There is a good comparison to be made between Fleet and San Juan. Both games use tableau building as a main mechanic, and cards serve multiple purposes. But Fleet gives a much deeper experience, with more interesting decisions, because there are so many more paths to victory. It gives us a lot more strategy to discuss during and after the game. After playing Fleet, San Juan seems a bit simple.
When you play the base game, you immediately see that there is room for expansion. And although there aren’t as many combinations as Dominion, Fleet with Arctic bounty gives you a lot of ways to set it up, with a much deeper and more interactive experience. The auction also makes the game feel a bit like Power Grid, but without requiring as much math, feeling as fiddly, or having a first player bias.
And, of course, because they share some thematic elements, there is an obvious comparison to be made between Fleet and New Bedford. (Indeed, it was suggested by a playtester that New Bedford was too similar.) But besides the superficial similarities, the auction makes the two drastically different. Interaction is limited almost entirely to the auction phase, but is also more direct and psychological.

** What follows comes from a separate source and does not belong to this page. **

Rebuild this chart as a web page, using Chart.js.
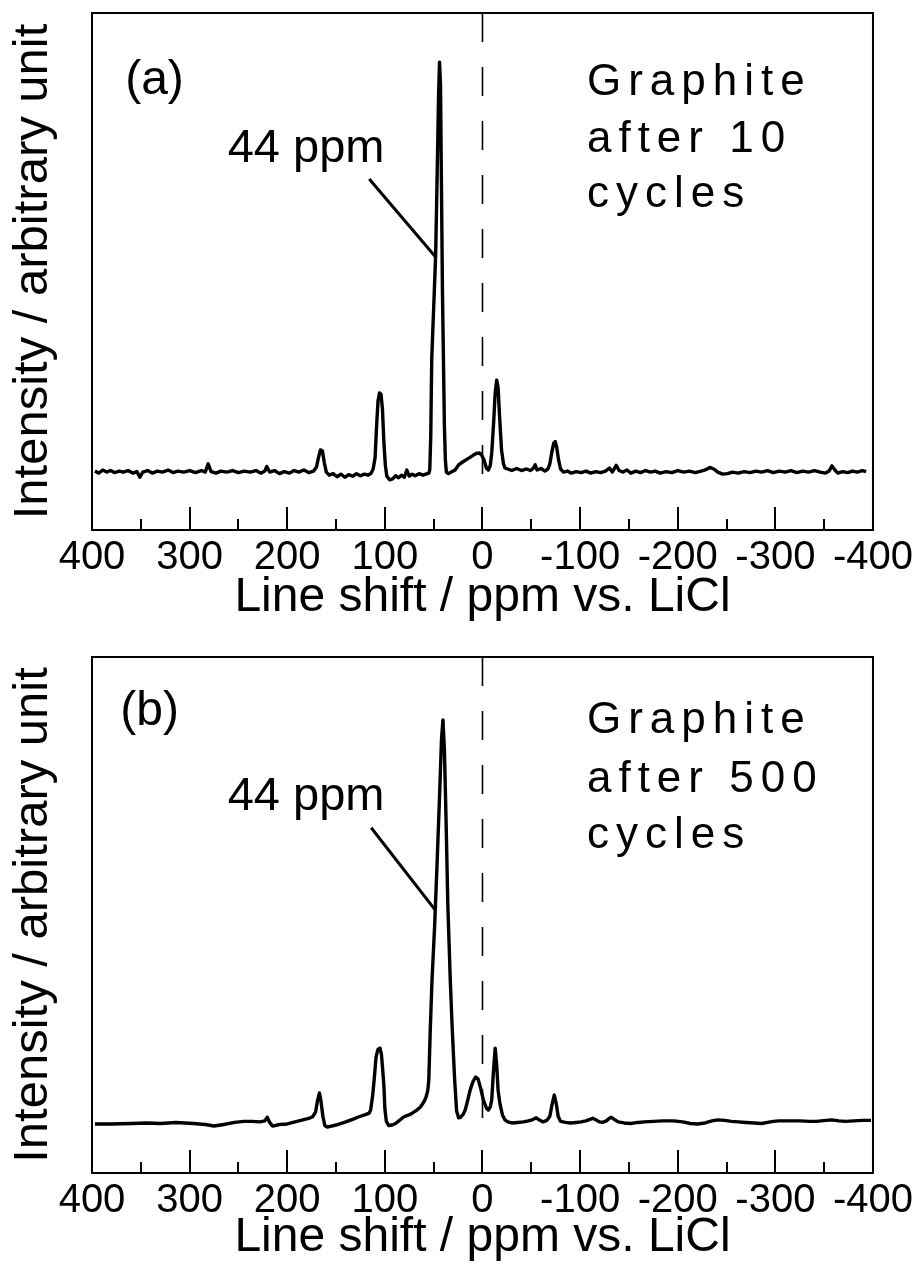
<!DOCTYPE html>
<html><head><meta charset="utf-8">
<script src="https://cdn.jsdelivr.net/npm/chart.js@4.4.1/dist/chart.umd.min.js"></script>
<style>
html,body{margin:0;padding:0;background:#fff;}
#wrap{position:relative;width:917px;height:1270px;background:#fff;}
canvas{position:absolute;left:0;}
#ca{top:0;}
#cb{top:640px;}
</style></head><body>
<div id="wrap">
<canvas id="ca" width="917" height="640"></canvas>
<canvas id="cb" width="917" height="630"></canvas>
</div>
<script>
// ---------- data ----------
const shiftA = [397,393,389,385,381,377,372,368,363,358,354,351,348,343,338,333,328,322,317,312,306,300,294,288,284,281,278,273,268,262,256,250,244,238,232,227,223,221,218,213,208,203,198,193,188,183,178,173,170,168,166,164,162,160,157,153,149,145,141,137,133,129,125,121,117,114,112,110,108.5,107,105.5,104,102.5,101,99.5,98,95,92,89,86,83,80,77.5,75,72,69,65,61,58,55,54,53,52,50,48,46.5,45,44,43,42,41,40,39,38,37,35,32,28,24.5,20,14,10,6.5,3,1,-1.5,-4,-6,-8,-9.5,-11.5,-13,-14.6,-16,-17.5,-19.5,-21.5,-23,-26,-30,-35,-40,-45,-49,-52,-54,-56,-60,-64,-67,-69,-71,-73,-74.5,-76,-78,-80,-83,-87,-91,-96,-101,-106,-111,-116,-121,-126,-130,-133,-137,-140,-144,-148,-152,-157,-162,-167,-172,-177,-182,-188,-194,-200,-206,-212,-218,-224,-229,-233,-237,-241,-246,-251,-256,-262,-268,-274,-280,-286,-292,-298,-304,-310,-316,-322,-328,-334,-340,-346,-351,-355,-358,-361,-364,-369,-374,-379,-384,-389,-393];
const intensityA = [11.4,11.0,11.6,11.2,11.5,11.1,11.4,11.2,11.5,11.0,11.3,10.2,11.2,11.5,11.0,11.4,11.2,11.6,11.1,11.4,11.2,11.5,11.1,11.5,11.2,12.8,11.3,11.0,11.4,11.2,11.5,11.1,11.4,11.2,11.5,11.0,11.4,12.3,11.2,11.5,10.9,11.3,11.0,11.5,11.2,11.6,11.1,11.4,12.2,14.0,15.5,15.3,13.0,11.2,10.6,10.9,10.3,10.8,10.2,10.7,10.4,10.9,10.5,10.8,10.6,11.0,11.8,14.0,20.0,25.0,26.5,26.3,23.5,17.0,12.5,10.4,9.7,9.9,10.5,10.1,10.6,10.2,11.6,10.4,10.8,10.5,10.9,10.6,10.8,11.0,11.6,18.0,33.0,43.0,53.0,68.0,84.0,90.5,86.0,66.0,46.0,33.0,20.0,13.5,11.2,10.9,11.2,11.6,12.6,13.2,13.9,14.4,14.8,14.9,14.5,13.6,12.0,11.6,12.5,15.0,21.0,26.5,29.0,27.5,22.0,15.5,12.8,12.0,11.8,11.5,11.9,11.5,11.8,11.5,11.9,12.6,11.6,11.9,11.4,11.8,12.8,15.0,16.8,17.1,16.0,13.5,11.8,11.2,11.4,11.0,11.3,11.1,11.4,11.0,11.3,11.1,11.4,12.0,11.2,12.5,11.5,11.2,11.6,11.0,11.4,11.1,11.5,11.2,11.4,11.0,11.3,11.1,11.5,11.2,11.4,11.1,11.4,11.7,12.1,11.8,11.2,10.8,10.9,11.2,11.0,11.3,11.1,11.4,11.2,11.5,11.1,11.4,11.2,11.5,11.1,11.4,11.2,11.5,11.2,11.0,11.4,12.4,11.6,11.0,11.3,11.1,11.4,11.2,11.5,11.3];

const shiftB = [397,380,360,344,330,314,296,284,275,265,254,244,236,228,223,220.5,218,215,208,200,192,184,178,174,171,169,167,165.5,163.5,161.5,159,150,140,133,126.5,120,116,114.5,112.5,111,109,107,105,103.5,102,101,100,98.5,96,92.5,89,85,80.5,76,72,68,63.5,60,58,56,55,53.5,51.7,49,46.5,44,42,40.5,39,37.5,35.5,33,31,28.5,26.5,24.5,22.5,20,17.7,15,12.6,10,7,4.5,2,-1,-4,-6,-8,-9.5,-11,-13,-14.5,-16,-18,-20.5,-23,-26,-30,-36,-42,-47,-51,-55,-58,-62,-66,-69,-71,-73.5,-75.5,-77.5,-80,-85,-90,-96,-101,-106,-110,-113,-116,-120,-123,-127,-130,-132,-135,-139,-145,-152,-159,-166,-175,-185,-196,-205,-213,-220,-228,-235,-241,-248,-255,-262,-270,-278,-286,-292,-298,-304,-315,-325,-335,-342,-347,-352,-358,-365,-372,-380,-390,-398];
const intensityB = [9.5,9.5,9.6,9.7,9.6,9.8,9.6,9.4,9.1,9.4,9.8,10.0,10.0,9.9,10.1,10.8,9.8,9.1,9.4,9.5,9.9,10.3,10.6,10.9,11.8,14.0,15.5,14.0,11.0,9.2,8.9,9.3,9.9,10.4,10.9,11.3,11.6,12.3,15.0,18.0,22.5,24.0,24.2,23.0,19.5,17.0,12.5,10.0,9.2,9.3,9.6,10.2,10.9,11.2,11.6,12.1,12.8,13.8,14.6,16.0,18.0,27.7,37.4,48.0,60.0,73.0,84.0,87.8,82.0,70.0,52.0,37.4,28.0,18.0,12.0,10.7,10.8,11.3,12.2,14.2,16.1,17.6,18.6,18.2,16.5,14.1,12.6,12.2,12.8,14.2,19.0,24.2,21.0,16.0,13.3,11.2,10.3,9.9,9.7,9.8,9.9,10.1,10.3,10.7,10.3,9.9,10.2,11.0,13.0,15.1,13.5,11.0,10.0,9.8,9.7,9.8,9.9,10.1,10.4,10.6,10.3,9.9,9.8,10.1,10.6,10.8,10.4,9.9,9.7,9.6,9.8,9.9,10.0,10.1,10.1,9.9,9.6,9.5,9.7,10.1,10.3,10.2,10.0,9.9,9.8,9.7,9.6,9.8,10.0,10.1,10.1,10.1,10.0,10.0,10.1,10.2,10.3,10.1,10.0,10.1,10.2,10.2];

const xMajorTicks = [400,300,200,100,0,-100,-200,-300,-400];
const xMinorTicks = [350,250,150,50,-50,-150,-250,-350];
const xTitle = 'Line shift / ppm vs. LiCl';
const yTitle = 'Intensity / arbitrary unit';
const panelLabels = ['(a)','(b)'];
const sampleTextA = ['Graphite','after 10','cycles'];
const sampleTextB = ['Graphite','after 500','cycles'];
const peakLabel = '44 ppm';
// annotation anchors in data units (ppm, intensity)
const panelLabelAnchorA = [366, 84.3];
const panelLabelAnchorB = [371, 86.8];
const sampleAnchorA = [-107, 84.1, 73.1, 62.5];
const sampleAnchorB = [-107, 85.3, 73.8, 63.0];
const peakLabelAnchorA = [261, 71.2];
const peakLabelAnchorB = [261, 70.3];
const pointerA = [[116, 67.9], [48, 52.8]];
const pointerB = [[114, 66.9], [48.5, 51.0]];
const zeroLineEnd = 8.3;

// ---------- drawing ----------
const FONT = "'Liberation Sans', Arial, Helvetica, sans-serif";

const annotPlugin = {
  id: 'annot',
  afterDraw(chart) {
    const o = chart.options.plugins.annot;
    const {ctx, chartArea: ca} = chart;
    const x = chart.scales.x, y = chart.scales.y;
    ctx.save();
    ctx.strokeStyle = '#000';
    ctx.lineWidth = 2;
    ctx.strokeRect(ca.left, ca.top, ca.right - ca.left, ca.bottom - ca.top);
    ctx.beginPath();
    xMajorTicks.forEach(v => {
      const px = Math.round(x.getPixelForValue(v));
      ctx.moveTo(px, ca.bottom); ctx.lineTo(px, ca.bottom - 23);
    });
    xMinorTicks.forEach(v => {
      const px = Math.round(x.getPixelForValue(v));
      ctx.moveTo(px, ca.bottom); ctx.lineTo(px, ca.bottom - 11);
    });
    ctx.stroke();

    ctx.fillStyle = '#000';
    ctx.textAlign = 'left';
    ctx.textBaseline = 'alphabetic';
    ctx.font = '48px ' + FONT;
    ctx.fillText(o.panelLabel, x.getPixelForValue(o.panelAnchor[0]), y.getPixelForValue(o.panelAnchor[1]));
    ctx.font = '47px ' + FONT;
    ctx.fillText(peakLabel, x.getPixelForValue(o.peakAnchor[0]), y.getPixelForValue(o.peakAnchor[1]));
    ctx.font = '44px ' + FONT;
    try { ctx.letterSpacing = '7px'; } catch (e) {}
    o.sampleText.forEach((t, i) => {
      ctx.fillText(t, x.getPixelForValue(o.sampleAnchor[0]), y.getPixelForValue(o.sampleAnchor[i + 1]));
    });
    try { ctx.letterSpacing = '0px'; } catch (e) {}
    ctx.restore();
  }
};

function makeChart(id, shift, intensity, o) {
  const spectrum = shift.map((s, i) => ({x: s, y: intensity[i]}));
  return new Chart(document.getElementById(id), {
    type: 'line',
    data: {
      datasets: [
        {data: spectrum, borderColor: '#000', borderWidth: 3.4, pointRadius: 0, tension: 0, borderJoinStyle: 'round', fill: false},
        {data: [{x: 0, y: 100}, {x: 0, y: zeroLineEnd}], borderColor: '#000', borderWidth: 1.6, borderDash: [29, 25], pointRadius: 0, fill: false},
        {data: [{x: o.pointer[0][0], y: o.pointer[0][1]}, {x: o.pointer[1][0], y: o.pointer[1][1]}], borderColor: '#000', borderWidth: 3, pointRadius: 0, fill: false}
      ]
    },
    options: {
      responsive: false,
      animation: false,
      events: [],
      layout: {padding: {top: o.top, right: 41, bottom: 0, left: 0}},
      plugins: {
        legend: {display: false},
        tooltip: {enabled: false},
        annot: o
      },
      scales: {
        x: {
          type: 'linear', min: -400, max: 400, reverse: true, position: 'bottom',
          afterFit: s => { s.height = o.xHeight; },
          grid: {display: false, drawTicks: false},
          border: {display: false},
          ticks: {
            stepSize: 100, autoSkip: false, maxRotation: 0, padding: 4, color: '#000',
            font: {family: FONT, size: 40},
            callback: v => String(v)
          },
          title: {display: true, text: xTitle, color: '#000', font: {family: FONT, size: 48}, padding: {top: 0, bottom: o.titlePad}}
        },
        y: {
          type: 'linear', min: 0, max: 100, position: 'left',
          afterFit: s => { s.width = 92; },
          grid: {display: false, drawTicks: false},
          border: {display: false},
          ticks: {display: false},
          title: {display: true, text: yTitle, color: '#000', font: {family: FONT, size: 49}, padding: {top: 4, bottom: 0}}
        }
      }
    },
    plugins: [annotPlugin]
  });
}

makeChart('ca', shiftA, intensityA, {
  top: 13, xHeight: 110, titlePad: 13,
  panelLabel: panelLabels[0], panelAnchor: panelLabelAnchorA,
  sampleText: sampleTextA, sampleAnchor: sampleAnchorA,
  peakAnchor: peakLabelAnchorA, pointer: pointerA
});
makeChart('cb', shiftB, intensityB, {
  top: 17, xHeight: 97, titlePad: 3,
  panelLabel: panelLabels[1], panelAnchor: panelLabelAnchorB,
  sampleText: sampleTextB, sampleAnchor: sampleAnchorB,
  peakAnchor: peakLabelAnchorB, pointer: pointerB
});
</script>
</body></html>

I really like what the designers have done to add a lot of complexity and depth to the decisions. The license cards are valuable for their abilities and for the boats they allow you to launch. The boats are valuable for the fish they catch, the points they earn, and the coins they provide. You have to consider all of these things to decide when it’s worth bidding, launching, or waiting. This all makes the parts of the game interlock like clockwork.
I already want to go buy the additional promos, including fish-shaped tokens to replace the wooden cubes. I’m hoping there will even be another expansion down the line, but with everything that already comes with the game, I’m gonna need a bigger box.